Friday, December 12, 2008

Employee Benefits Manager


We are looking for someone who can ensure that our benefits program helps us attract and retain the desired workforce. With the help of an assistant, this hands-on position will analyze benefits needs, make recommendations for change, and oversee benefits implementation & administration. Because we attempt to optimize our human resources, this position may at times get involved in non-benefits areas such as compensation or employee relations. Our company is entrepreneurial so the work environment tends to be flexible and non-bureaucratic. If you have a bachelor's degree and experience managing benefits, we are interested.

Excellent benefits package including medical, dental, vision, life insurance, PTO, and more, as well as competitive salary!


The dental business, eh?

Good, because, frankly, my teeth are in worse shape than a ten year old whose been left home alone while his family flies to France and has to outwit a couple of bumbling would-be burglars! Am I right? Yeah, I'm right...

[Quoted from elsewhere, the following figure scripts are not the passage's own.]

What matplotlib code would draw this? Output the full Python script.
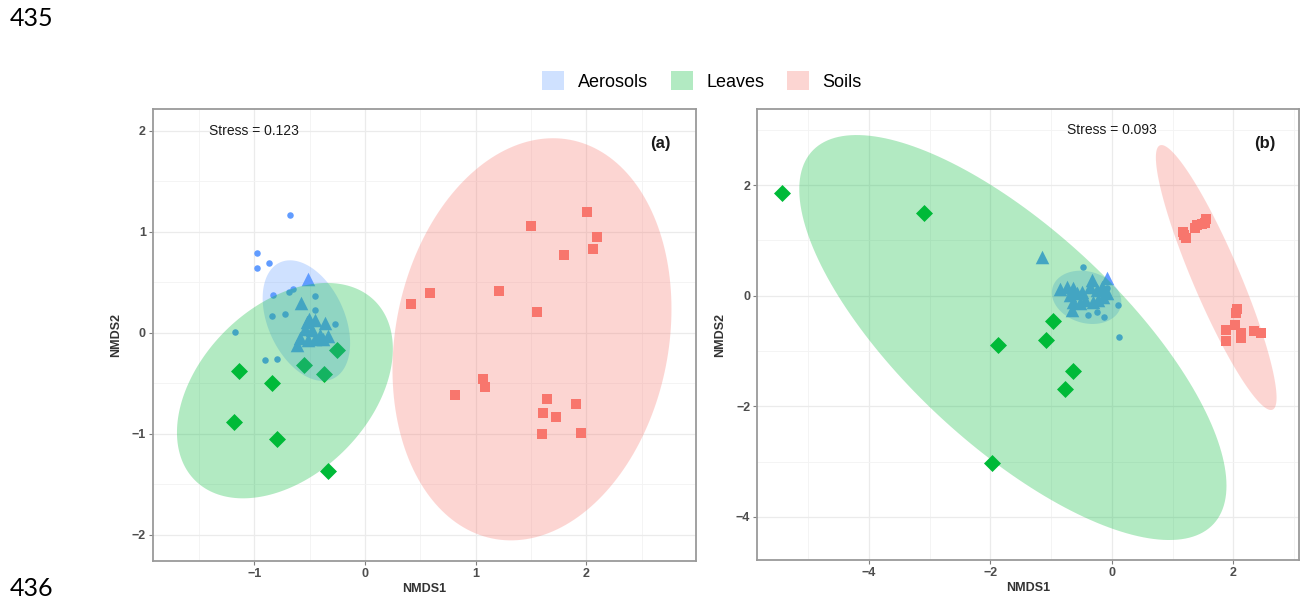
import numpy as np
import matplotlib
matplotlib.use("Agg")
import matplotlib.pyplot as plt
from matplotlib.patches import Patch
from matplotlib.ticker import MultipleLocator

plt.rcParams["font.family"] = ["Liberation Sans", "DejaVu Sans"]

groups = ["Aerosols", "Leaves", "Soils"]
colors = {"Aerosols": "#619CFF", "Leaves": "#00BA38", "Soils": "#F8766D"}

# ---- panel (a) ----
a_aer_circ_x = [-0.675, -0.973, -0.978, -0.870, -0.831, -0.689, -0.648, -0.449,
                -0.840, -0.720, -0.452, -0.268, -1.174, -0.901, -0.792]
a_aer_circ_y = [1.164, 0.792, 0.637, 0.689, 0.376, 0.399, 0.432, 0.363,
                0.168, 0.188, 0.224, 0.085, 0.010, -0.274, -0.261]
a_aer_tri_x = [-0.512, -0.578, -0.503, -0.452, -0.361, -0.542, -0.481, -0.407,
               -0.332, -0.587, -0.452, -0.612, -0.512, -0.377, -0.527]
a_aer_tri_y = [0.535, 0.293, 0.139, 0.122, 0.095, 0.040, 0.023, -0.027,
               -0.037, -0.050, -0.060, -0.126, -0.076, -0.060, 0.105]
a_leaf_x = [-1.135, -0.843, -0.548, -0.373, -0.256, -1.180, -0.795, -0.334]
a_leaf_y = [-0.380, -0.499, -0.324, -0.413, -0.168, -0.889, -1.050, -1.370]
a_soil_x = [2.008, 1.497, 2.096, 2.063, 1.800, 0.584, 0.413, 1.208, 1.557,
            1.063, 1.084, 0.813, 1.641, 1.903, 1.605, 1.728, 1.596, 1.951]
a_soil_y = [1.194, 1.052, 0.950, 0.832, 0.772, 0.396, 0.283, 0.416, 0.208,
            -0.456, -0.535, -0.614, -0.653, -0.703, -0.799, -0.835, -1.000, -0.990]
# ellipse centre and shape (sxx, syy, sxy)
a_ell_center = {"Aerosols": (-0.530, 0.119), "Leaves": (-0.724, -0.574), "Soils": (1.508, -0.066)}
a_ell_shape = {"Aerosols": (0.156, 0.356, -0.088), "Leaves": (0.951, 1.136, 0.403),
               "Soils": (1.588, 3.960, 0.378)}

# ---- panel (b) ----
b_aer_circ_x = [-0.470, 0.100, -0.390, -0.250, -0.130, 0.115, -0.087]
b_aer_circ_y = [0.524, -0.168, -0.349, -0.300, -0.390, -0.752, 0.135]
b_aer_tri_x = [-1.156, -0.087, -0.855, -0.745, -0.636, -0.691, -0.581, -0.499, -0.334,
               -0.362, -0.252, -0.169, -0.143, -0.225, -0.636, -0.663, -0.526, -0.444,
               -0.307, -0.087]
b_aer_tri_y = [0.703, 0.315, 0.116, 0.162, 0.133, 0.013, 0.043, 0.073, 0.284,
               0.163, 0.103, 0.163, -0.018, -0.078, -0.108, -0.259, -0.138, -0.078,
               -0.108, 0.043]
b_leaf_x = [-5.433, -3.092, -1.870, -1.086, -1.969, -0.965, -0.637, -0.773]
b_leaf_y = [1.852, 1.490, -0.897, -0.801, -3.020, -0.453, -1.362, -1.693]
b_soil_x = [1.184, 1.217, 1.173, 1.365, 1.393, 1.475, 1.557, 1.530,
            2.061, 2.050, 2.034, 1.870, 1.886, 2.120, 2.133, 2.340, 2.462]
b_soil_y = [1.098, 1.040, 1.157, 1.219, 1.278, 1.296, 1.380, 1.310,
            -0.246, -0.318, -0.530, -0.620, -0.814, -0.680, -0.760, -0.633, -0.669]
b_ell_center = {"Aerosols": (-0.416, -0.029), "Leaves": (-1.629, -0.756), "Soils": (1.717, 0.329)}
b_ell_shape = {"Aerosols": (0.326, 0.232, -0.048), "Leaves": (12.355, 13.41, -9.415),
               "Soils": (0.986, 5.741, -2.156)}


def ellipse_xy(center, shape, n=200):
    sxx, syy, sxy = shape
    L = np.linalg.cholesky(np.array([[sxx, sxy], [sxy, syy]]))
    t = np.linspace(0, 2 * np.pi, n)
    pts = L @ np.vstack([np.cos(t), np.sin(t)])
    return pts[0] + center[0], pts[1] + center[1]


def draw_panel(ax, circ, tri, leaf, soil, centers, shapes, xlim, ylim, step,
               stress_xy, stress, tag_xy, tag):
    ax.scatter(*circ, marker="o", s=22, color=colors["Aerosols"], lw=0, zorder=2)
    ax.scatter(*tri, marker="^", s=95, color=colors["Aerosols"], lw=0, zorder=2)
    ax.scatter(*leaf, marker="D", s=75, color=colors["Leaves"], lw=0, zorder=2)
    ax.scatter(*soil, marker="s", s=55, color=colors["Soils"], lw=0, zorder=2)
    for g in groups:
        ex, ey = ellipse_xy(centers[g], shapes[g])
        ax.fill(ex, ey, color=colors[g], alpha=0.3, lw=0, zorder=3)

    ax.set_xlim(*xlim)
    ax.set_ylim(*ylim)
    ax.xaxis.set_major_locator(MultipleLocator(step))
    ax.yaxis.set_major_locator(MultipleLocator(step))
    ax.xaxis.set_minor_locator(MultipleLocator(step / 2))
    ax.yaxis.set_minor_locator(MultipleLocator(step / 2))
    ax.grid(which="major", color="#EBEBEB", lw=0.9)
    ax.grid(which="minor", color="#F3F3F3", lw=0.6)
    ax.set_axisbelow(True)
    ax.tick_params(which="major", length=3, width=0.8, color="#7F7F7F",
                   labelcolor="#4D4D4D", labelsize=9, pad=2)
    ax.tick_params(which="minor", length=0)
    for lab in ax.get_xticklabels() + ax.get_yticklabels():
        lab.set_fontweight("bold")
    for sp in ax.spines.values():
        sp.set_color("#9A9A9A")
        sp.set_linewidth(1.3)
    ax.set_xlabel("NMDS1", fontsize=9, fontweight="bold", color="#333333", labelpad=2)
    ax.set_ylabel("NMDS2", fontsize=9, fontweight="bold", color="#333333", labelpad=7)
    ax.text(*stress_xy, stress, fontsize=10, ha="center", va="center", color="#1A1A1A", zorder=5)
    ax.text(*tag_xy, tag, fontsize=12, fontweight="bold", ha="center", va="center",
            color="#1A1A1A", zorder=5)


fig = plt.figure(figsize=(13.01, 6.02), dpi=100)
ax1 = fig.add_axes([0.1174, 0.0681, 0.4176, 0.7503])
ax2 = fig.add_axes([0.5821, 0.0698, 0.4164, 0.7486])

draw_panel(ax1, (a_aer_circ_x, a_aer_circ_y), (a_aer_tri_x, a_aer_tri_y),
           (a_leaf_x, a_leaf_y), (a_soil_x, a_soil_y), a_ell_center, a_ell_shape,
           (-1.918, 2.99), (-2.26, 2.21), 1, (-1.0, 2.0), "Stress = 0.123",
           (2.67, 1.87), "(a)")
draw_panel(ax2, (b_aer_circ_x, b_aer_circ_y), (b_aer_tri_x, b_aer_tri_y),
           (b_leaf_x, b_leaf_y), (b_soil_x, b_soil_y), b_ell_center, b_ell_shape,
           (-5.834, 3.08), (-4.779, 3.371), 2, (0.0, 3.0), "Stress = 0.093",
           (2.52, 2.76), "(b)")

handles = [Patch(facecolor=colors[g], alpha=0.3, edgecolor="none", label=g) for g in groups]
fig.legend(handles=handles, loc="center", bbox_to_anchor=(0.5395, 0.8654), ncol=3,
           frameon=False, fontsize=13, handlelength=1.22, handleheight=1.22,
           handletextpad=0.75, columnspacing=1.25)

# document line numbers
fig.text(10 / 1301, 1 - 18 / 602, "435", fontsize=18, family="Lato", va="center", ha="left")
fig.text(10 / 1301, 1 - 600 / 602, "436", fontsize=18, family="Lato", va="bottom", ha="left")

fig.savefig("out.png", dpi=100)
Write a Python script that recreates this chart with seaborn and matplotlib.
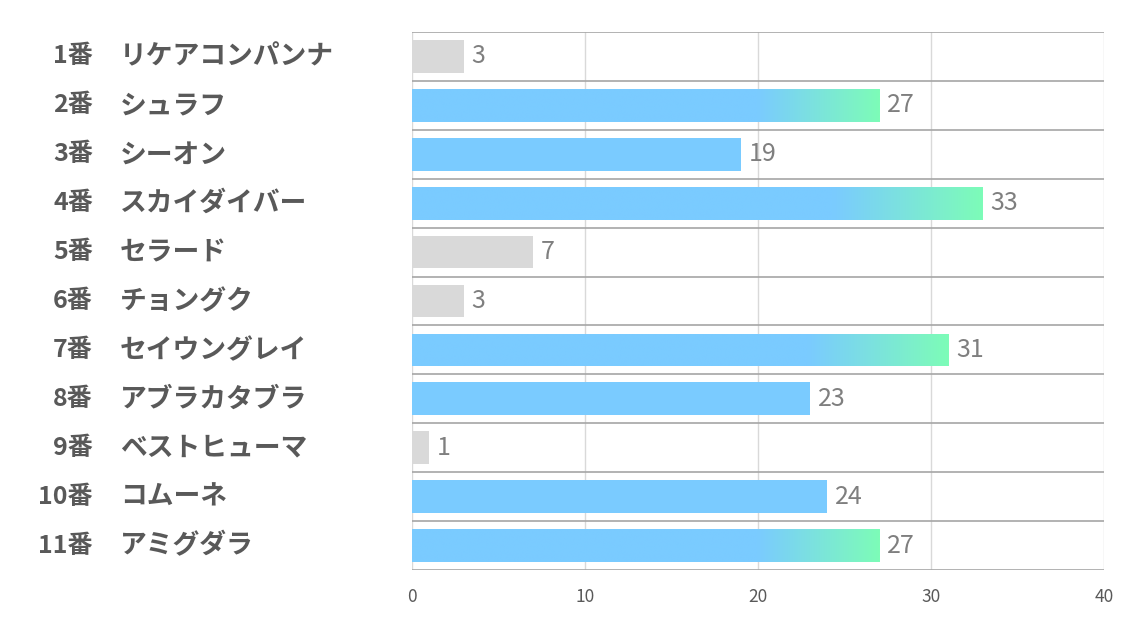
import matplotlib
matplotlib.use("Agg")
import matplotlib.pyplot as plt
import matplotlib.transforms as mtransforms
from matplotlib.colors import to_rgb
import numpy as np
import pandas as pd
import seaborn as sns

numbers = ["1番", "2番", "3番", "4番", "5番", "6番", "7番", "8番", "9番", "10番", "11番"]
names = ["リケアコンパンナ", "シュラフ", "シーオン", "スカイダイバー", "セラード", "チョングク",
         "セイウングレイ", "アブラカタブラ", "ベストヒューマ", "コムーネ", "アミグダラ"]
values = [3, 27, 19, 33, 7, 3, 31, 23, 1, 24, 27]
xticks = [0, 10, 20, 30, 40]

GREY = "#D9D9D9"
BLUE = "#7ACBFF"
GREEN = "#7DFCB8"
TXT = "#595959"

sns.set_theme(style="white")
plt.rcParams["font.family"] = ["Noto Sans CJK JP", "DejaVu Sans"]

def bar_color(v):
    if v < 10:
        return GREY
    return BLUE

df = pd.DataFrame({"key": [f"{n} {m}" for n, m in zip(numbers, names)], "value": values})
palette = [bar_color(v) for v in values]

fig = plt.figure(figsize=(11.34, 6.23), dpi=100)
ax = fig.add_axes([412 / 1134, 1 - 570 / 623, (1104 - 412) / 1134, (570 - 32) / 623])

sns.barplot(data=df, x="value", y="key", hue="key", palette=palette, legend=False,
            orient="h", width=0.67, ax=ax, saturation=1, zorder=2)

ax.set_xlim(0, 40)
ax.set_ylim(len(values) - 0.5, -0.5)

# gradient bars
for p, v in zip(ax.patches, values):
    p.set_linewidth(0)
    if v > 25:
        x0, y0 = p.get_x(), p.get_y()
        w, h = p.get_width(), p.get_height()
        n = 256
        t = np.linspace(0, 1, n)
        frac = np.clip((t - 0.74) / 0.26, 0, 1)
        c0 = np.array(to_rgb(BLUE))
        c1 = np.array(to_rgb(GREEN))
        img = (c0[None, :] * (1 - frac[:, None]) + c1[None, :] * frac[:, None])[None, :, :]
        im = ax.imshow(img, extent=[x0, x0 + w, y0 + h, y0], aspect="auto",
                       zorder=2.5, interpolation="bilinear")
        im.set_clip_path(p)

ax.set_xlim(0, 40)
ax.set_ylim(len(values) - 0.5, -0.5)

# grid
for x in xticks:
    ax.axvline(x, color="#D9D9D9", lw=1, zorder=1)
for y in np.arange(-0.5, len(values), 1.0):
    ax.axhline(y, color="#A6A6A6", lw=1.2, zorder=3)

for s in ax.spines.values():
    s.set_visible(False)

ax.set_xticks(xticks)
ax.set_xticklabels([str(x) for x in xticks], fontsize=12.5, color=TXT)
ax.tick_params(axis="x", length=0, pad=13)
ax.set_yticks([])
ax.set_xlabel("")
ax.set_ylabel("")

# value labels
for i, v in enumerate(values):
    ax.text(v + 0.45, i, str(v), va="center", ha="left", fontsize=18, color="#7F7F7F", zorder=4)

# category labels
trans = mtransforms.blended_transform_factory(fig.transFigure, ax.transData)
for i, (n, m) in enumerate(zip(numbers, names)):
    ax.text(93 / 1134, i, n, transform=trans, ha="right", va="center",
            fontsize=18, fontweight="bold", color=TXT)
    ax.text(120 / 1134, i, m, transform=trans, ha="left", va="center",
            fontsize=19.3, fontweight="bold", color=TXT)

fig.savefig("out.png", dpi=100)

And now that I've broken the ice, let's get down to business, shall we? You need someone to snap your worthless employees into shape through iron-handed benefit management. That person could - nay, should! - be me. I know how to treat all the little hands reaching into your pockets. You cut them the hell off until they stop grabby-grabbing like awful, greedy little thieves! You must leverage those benefits until you've got a workforce that fears your wrath! This is what I like to do: I pretend I'm the Ayatollah and the employees are bad Muslims. What do you do with bad Muslims when you're the religious leader of a puppet government? You stone them to death, one after the next, until every single remnant falls into line. Here's another idea that I think will really wow you: Illegal workforce. I know, I know. Unpopular right now, but hear me out. If you can bring in a workforce that expects nothing? Then you don't have to GIVE them anything! Not a single benefit! They're barely even people! You can just sit back, let your pockets fill up with hundred dollar bills and coast your way to Cozumel. Seriously.

This is the opportunity you've been looking for. And I'm here to orchestrate the systematic degradation of your employee benefit package. Allow me to become your Gestapo. Together we will crush spirits, destroy hope and build a magnificent dental empire!